Running Server 2003 with AD. Lately I've been seeing errors in XP clients EVENT VIEWER. Errors are as follows:

Event ID: 1202 Source: SceCli
Security policies were propagated with warning. 0x4b8 : An extended error has occurred.
For best results in resolving this event, log on with a non-administrative account and search http://support.microsoft.com for "Troubleshooting Event 1202's".

Event ID: 1085 Source: Userenv
The Group Policy client-side extension Security failed to execute. Please look for any errors reported earlier by that extension.

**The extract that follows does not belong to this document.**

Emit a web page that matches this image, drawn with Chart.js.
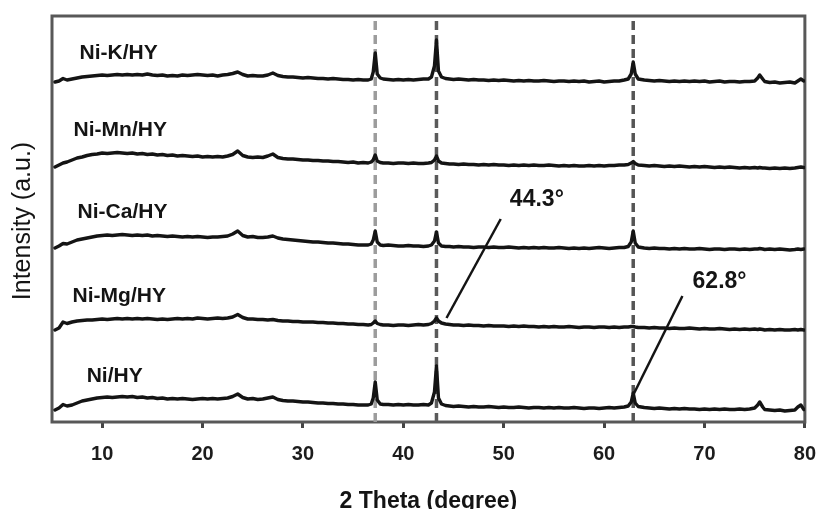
<!DOCTYPE html>
<html>
<head>
<meta charset="utf-8">
<title>XRD patterns</title>
<script src="https://cdn.jsdelivr.net/npm/chart.js@4.4.1/dist/chart.umd.min.js"></script>
<style>
  html, body { margin: 0; padding: 0; background: #fff; }
  canvas { display: block; }
</style>
</head>
<body>
<canvas id="xrd" width="830" height="509"></canvas>
<script>
// 2θ positions where the patterns were sampled
const angles = [
  5.3, 5.7, 6.1, 6.5,
  7.0, 7.5, 8.0, 8.5, 9.0, 9.5, 10.0, 10.5, 11.0, 11.5, 12.0, 12.5, 13.0, 13.5, 14.0, 14.5,
  15.0, 15.5, 16.0, 16.5, 17.0, 17.5, 18.0, 18.5, 19.0, 19.5, 20.0, 20.5, 21.0, 21.5, 22.0, 22.5,
  23.0, 23.5, 24.0, 24.5, 25.0, 25.5, 26.0, 26.5, 27.0, 27.5, 28.0, 28.5, 29.0, 29.5, 30.0, 30.5,
  31.0, 31.5, 32.0, 32.5, 33.0, 33.5, 34.0, 34.5, 35.0, 35.5, 36.0, 36.5,
  36.8, 37.0, 37.2, 37.4, 37.7,
  38.0, 38.5, 39.0, 39.5, 40.0, 40.5, 41.0, 41.5, 42.0, 42.5,
  42.8, 43.1, 43.3, 43.5, 43.8,
  44.2, 44.6,
  45.0, 45.5, 46.0, 46.5, 47.0, 47.5, 48.0, 48.5, 49.0, 49.5, 50.0, 50.5, 51.0, 51.5, 52.0, 52.5,
  53.0, 53.5, 54.0, 54.5, 55.0, 55.5, 56.0, 56.5, 57.0, 57.5, 58.0, 58.5, 59.0, 59.5, 60.0, 60.5,
  61.0, 61.5, 62.0,
  62.4, 62.7, 62.9, 63.1, 63.4,
  64.0, 64.5, 65.0, 65.5, 66.0, 66.5, 67.0, 67.5, 68.0, 68.5, 69.0, 69.5, 70.0, 70.5, 71.0, 71.5,
  72.0, 72.5, 73.0, 73.5, 74.0, 74.5, 75.0,
  75.3, 75.5, 75.8,
  76.0, 76.5, 77.0, 77.5, 78.0, 78.5, 79.0,
  79.3, 79.6, 79.9
];

// sample names, top to bottom
const samples = ['Ni-K/HY', 'Ni-Mn/HY', 'Ni-Ca/HY', 'Ni-Mg/HY', 'Ni/HY'];

// vertical stacking offset of each pattern (a.u.)
const offsets = [342, 257, 174, 95, 14];

// intensities relative to each pattern's own baseline (a.u.)
const niK = [
  -2, -1, 1.5, 0,
  1, 2, 3, 3.5, 4, 4.5, 5, 4.5, 5, 5.5, 5, 5.5, 5, 5.5, 5, 6,
  5, 4.5, 5, 4, 4.5, 4, 5, 4.5, 5, 5.5, 5, 4.5, 5, 4, 5, 5.5,
  6.5, 8, 5.5, 4, 4.5, 4, 4, 5, 7, 4.5, 3.5, 3, 3, 2.5, 2, 2.5,
  2, 1.5, 1.5, 1, 1.5, 1, 0.5, 0.5, 0, 0.5, 0, 0,
  1, 8, 27, 6, 2,
  1, 0.5, 0, 0.5, 0, 0.5, 0, 0.5, 1, 1,
  3, 14, 40, 9, 3,
  1.5, 1,
  0.5, 1, 0.5, 0, 0.5, 0, 0, -0.5, 0, -0.5, 0, -0.5, -1, -0.5, -1, -0.5,
  -1, -1, -0.5, -1, -1.5, -1, -1, -1.5, -1, -1.5, -1, -2, -1.5, -1, -2, -1.5,
  -1, -1, 0,
  1, 6, 18, 6, 1,
  0, -0.5, -1, -0.5, -1, -1.5, -1, -1.5, -1, -1.5, -1, -1.5, -1, -2, -1.5, -1,
  -2, -1.5, -1.5, -2, -1.5, -1.5, -1,
  2, 5, 1,
  -1.5, -2.5, -2, -3, -2.5, -2, -3,
  -1, 1, -1
];
const niMn = [
  -2, 0, 2, 3,
  5, 7, 8, 9.5, 10.5, 11, 12, 11.5, 12, 12.5, 12, 11.5, 12, 11, 11.5, 10.5,
  11, 10, 10.5, 9.5, 10, 9, 9.5, 9, 8.5, 9, 8, 8.5, 8, 8.5, 8, 9,
  10.5, 14, 9.5, 8, 7.5, 8, 7.5, 9, 11, 7.5, 6.5, 6, 6, 5.5, 5, 5,
  4.5, 4.5, 4, 4, 3.5, 3.5, 3, 2.5, 3, 2, 2.5, 2,
  3, 5, 10, 4, 2.5,
  2, 2, 1.5, 2, 2, 1.5, 2, 1.5, 1.5, 2,
  2.5, 5, 9, 4, 2,
  1.5, 1,
  1, 0.5, 1, 0.5, 0.5, 0, 0.5, 0, 0.5, 0, 0, -0.5, 0, -0.5, 0, -0.5,
  0, -0.5, -0.5, 0, -0.5, -1, -0.5, -1, -0.5, -1, -1, -0.5, -1, -0.5, -1, -0.5,
  -0.5, 0, 0,
  0.5, 2, 3.5, 1.5, 0,
  -0.5, -1, -0.5, -1, -1.5, -1, -1.5, -1, -1.5, -2, -1.5, -2, -1.5, -2, -2.5, -2,
  -2.5, -2, -2.5, -3, -2.5, -3, -2.5,
  -3, -2.5, -3,
  -3, -3.5, -3, -3.5, -3, -3.5, -3,
  -2.5, -2, -2.5
];
const niCa = [
  0, 2, 4.5, 4,
  6, 8, 9, 10, 11, 12, 12.5, 13, 12.5, 13, 13.5, 13, 12.5, 13, 12.5, 13,
  12, 12.5, 12, 11.5, 12, 11.5, 11, 11.5, 11, 11.5, 11, 10.5, 11, 11, 11.5, 12,
  14, 17, 12.5, 11, 11.5, 10.5, 10.5, 11, 12, 10, 9, 8.5, 8, 7.5, 7, 6.5,
  6, 6, 5.5, 5, 5, 4.5, 4, 4, 3.5, 3, 3, 3,
  4, 8, 17, 6, 3,
  2.5, 3, 2.5, 2, 2, 2.5, 2, 2, 1.5, 2,
  3, 7, 16, 5, 2,
  1.5, 1.5,
  1, 1.5, 1, 1, 0.5, 1, 1, 0.5, 1, 0.5, 0.5, 1, 0.5, 0, 0.5, 0,
  0.5, 0, 0.5, 0, 0, 0.5, 0, -0.5, 0, -0.5, 0, -0.5, 0, 0.5, 0, -0.5,
  0, 0.5, 0.5,
  1.5, 6, 17, 5, 1,
  0, -0.5, 0, -0.5, -0.5, -1, -0.5, -1, -0.5, -1, -1, -0.5, -1, -1.5, -1, -1,
  -1.5, -1, -1, -1.5, -1, -1.5, -1,
  -1, -0.5, -1,
  -1.5, -1, -1.5, -1, -1.5, -2, -1.5,
  -1, -1.5, -1
];
const niMg = [
  -3, -1, 5, 3.5,
  5, 6, 6.5, 7, 7, 7.5, 8, 7.5, 8, 8.5, 8, 8.5, 8, 8.5, 8, 8.5,
  8, 7.5, 8, 7.5, 8, 8.5, 8, 8.5, 8, 9, 8.5, 8, 8.5, 9, 8.5, 9,
  10, 12.5, 9.5, 8, 8, 7.5, 7.5, 7, 7.5, 6.5, 6, 6, 5.5, 5.5, 5, 5,
  5, 4.5, 4.5, 4, 4, 3.5, 3.5, 3, 3, 2.5, 2.5, 2,
  2.5, 4, 6, 3.5, 2.5,
  2, 2, 1.5, 2, 2, 1.5, 2, 2.5, 2, 2.5,
  3.5, 6, 9, 6, 4,
  3, 2.5,
  2, 2, 1.5, 2, 1.5, 1.5, 1, 1.5, 1, 1, 1, 0.5, 1, 0.5, 1, 0.5,
  0.5, 0, 0.5, 0, 0.5, 0, 0, 0.5, 0, -0.5, 0, 0, -0.5, 0, 0, -0.5,
  0, -0.5, 0,
  0, 0.5, 0.5, 0, -0.5,
  -0.5, -1, -0.5, -1, -1, -1.5, -1, -1.5, -1.5, -1, -1.5, -2, -1.5, -2, -2, -1.5,
  -2, -2.5, -2, -2.5, -2, -2.5, -2,
  -2.5, -2, -2.5,
  -3, -2.5, -3, -2.5, -3, -3, -2.5,
  -3, -2.5, -3
];
const niHY = [
  -2, 0, 3.5, 2,
  3, 5, 7, 8, 9, 10, 10.5, 11, 10.5, 11, 11.5, 11, 11.5, 10.5, 11, 10,
  10.5, 9.5, 10, 9, 9.5, 9, 9.5, 9, 8.5, 9, 9.5, 9, 9.5, 9, 9.5, 10,
  11.5, 14, 10.5, 9, 9.5, 8.5, 9, 10, 11, 8.5, 7.5, 7, 7, 6.5, 6, 6,
  5.5, 5, 5, 4.5, 4.5, 4, 4, 3.5, 3.5, 3, 3, 3,
  4, 10, 26, 8, 4,
  3.5, 3.5, 3, 3.5, 3, 3.5, 3, 3, 3.5, 3,
  5, 16, 42, 10, 4,
  2.5, 2,
  1.5, 2, 1.5, 1, 1.5, 1, 1, 1.5, 1, 0.5, 1, 0.5, 0.5, 1, 0.5, 0,
  0.5, 0.5, 0, 0.5, 0, 0.5, 0, 0, 0.5, 0, -0.5, 0, 0, -0.5, 0, 0.5,
  0, 0.5, 1,
  2, 6, 15, 5, 1.5,
  0.5, 0, -0.5, 0, -0.5, -1, -0.5, -1, -0.5, -1, -1, -1.5, -1, -1.5, -1, -1.5,
  -1, -1.5, -1.5, -1, -1.5, -1, 0,
  3, 6, 1,
  -1.5, -2, -2.5, -2, -3, -2.5, -2,
  1, 3, -1.5
];
const patterns = [niK, niMn, niCa, niMg, niHY];

// reflections marked with dashed guides (2θ, degree)
const guideAngles = [37.2, 43.3, 62.9];

// Ni reflections called out with a leader line (2θ, degree)
const calloutAngles = [44.3, 62.8];
const calloutTexts = ['44.3°', '62.8°'];

// x-axis tick values
const xTicks = [10, 20, 30, 40, 50, 60, 70, 80];

const FONT = '"Liberation Sans", Arial, Helvetica, sans-serif';
const INK = '#141414';

// ---- layout of the annotations, in data units ----
const guideStyle = [
  { color: '#9c9c9c' },
  { color: '#5a5a5a' },
  { color: '#555555' }
];
const labelAnchors = [
  { x: 7.75, y: 369 },
  { x: 7.15, y: 292 },
  { x: 7.55, y: 210 },
  { x: 7.05, y: 126 },
  { x: 8.45, y: 46 }
];
const calloutLayout = [
  { tipY: 104, tailX: 49.7, tailY: 203, textX: 53.3, textY: 222 },
  { tipY: 25, tailX: 67.8, tailY: 126, textX: 71.5, textY: 140 }
];

const datasets = [];

guideAngles.forEach((a, i) => {
  datasets.push({
    label: 'guide ' + a,
    data: [{ x: a, y: 0 }, { x: a, y: 406 }],
    borderColor: guideStyle[i].color,
    borderWidth: 3.5,
    borderDash: [9, 5],
    pointRadius: 0,
    order: 10
  });
});

patterns.forEach((vals, i) => {
  datasets.push({
    label: samples[i],
    data: angles.map((a, k) => ({ x: a, y: offsets[i] + vals[k] })),
    borderColor: INK,
    borderWidth: 3.4,
    borderJoinStyle: 'round',
    borderCapStyle: 'round',
    pointRadius: 0,
    tension: 0,
    order: 1
  });
});

calloutAngles.forEach((a, i) => {
  const c = calloutLayout[i];
  datasets.push({
    label: calloutTexts[i],
    data: [{ x: a, y: c.tipY }, { x: c.tailX, y: c.tailY }],
    borderColor: INK,
    borderWidth: 2.5,
    pointRadius: 0,
    order: 0
  });
});

// frame, sample names, callout texts and axis titles
const decorations = {
  id: 'decorations',
  beforeDatasetsDraw(chart) {
    const { ctx, chartArea: a } = chart;
    ctx.save();
    ctx.strokeStyle = '#585858';
    ctx.lineWidth = 3;
    ctx.strokeRect(a.left, a.top, a.right - a.left, a.bottom - a.top);
    ctx.restore();
  },
  afterDatasetsDraw(chart) {
    const { ctx, chartArea: a, scales: { x, y } } = chart;
    ctx.save();
    ctx.fillStyle = INK;

    ctx.font = 'bold 21px ' + FONT;
    ctx.textAlign = 'left';
    ctx.textBaseline = 'middle';
    samples.forEach((s, i) => {
      ctx.fillText(s, x.getPixelForValue(labelAnchors[i].x), y.getPixelForValue(labelAnchors[i].y));
    });

    ctx.font = 'bold 23px ' + FONT;
    ctx.textAlign = 'center';
    calloutTexts.forEach((t, i) => {
      const c = calloutLayout[i];
      ctx.fillText(t, x.getPixelForValue(c.textX), y.getPixelForValue(c.textY));
    });

    // axis titles
    ctx.font = 'bold 23px ' + FONT;
    ctx.textAlign = 'center';
    ctx.textBaseline = 'alphabetic';
    ctx.fillText('2 Theta (degree)', (a.left + a.right) / 2, chart.height - 1);

    ctx.translate(a.left - 29, (a.top + a.bottom) / 2 + 2);
    ctx.rotate(-Math.PI / 2);
    ctx.font = '25px ' + FONT;
    ctx.textBaseline = 'middle';
    ctx.fillText('Intensity (a.u.)', 0, 0);
    ctx.restore();
  }
};

new Chart(document.getElementById('xrd'), {
  type: 'line',
  data: { datasets },
  options: {
    responsive: false,
    devicePixelRatio: 1,
    animation: false,
    layout: { padding: { left: 52, right: 16, top: 16, bottom: 0 } },
    plugins: { legend: { display: false }, tooltip: { enabled: false } },
    scales: {
      x: {
        type: 'linear',
        min: 5,
        max: 80,
        afterBuildTicks: s => { s.ticks = xTicks.map(v => ({ value: v })); },
        afterFit: s => { s.height = 87; },
        border: { display: false },
        grid: {
          display: true,
          drawOnChartArea: false,
          drawTicks: true,
          tickLength: 6,
          tickWidth: 3,
          tickColor: '#444'
        },
        ticks: {
          autoSkip: false,
          maxRotation: 0,
          padding: 14,
          color: '#1c1c1c',
          font: { family: FONT, size: 20, weight: 'bold' }
        }
      },
      y: { display: false, min: 0, max: 406 }
    }
  },
  plugins: [decorations]
});
</script>
</body>
</html>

I've tried all the MS solutions and have even gone as far as re-loading the default "compatibility" GP template on the server (making all options "Undefined"), then refreshing the policy on the clients with no success. The errors do not seem to be affecting usability at all on the network. Anyone else?


----------



## robertmburke (Nov 17, 2004)

What is your AD Config like, do you have trusts, have you tried to delete the user account and then recreate it. I found a MSKB article that describes your issue to the tee from what you described, here http://support.microsoft.com/default.aspx?scid=kb;en-us;324383

Hope this helps


----------



## DarrenW (Jul 19, 2000)

Simple AD (only root domain) with no trusts. I assume the problem is related to either authentication or perhaps IPSEc but haven't resolved it yet. I hadn't seen that particular MSKB article and will check into it's suggestions, I'm also going to check into permissions on the SYSVOL share. I'll post back my findings.


----------



## DarrenW (Jul 19, 2000)

After allot of MSKB Article reading on SYSVOL... I repaired the problem with KB Article ID: 324800. Basically reset user rights for GPO. Working now.


----------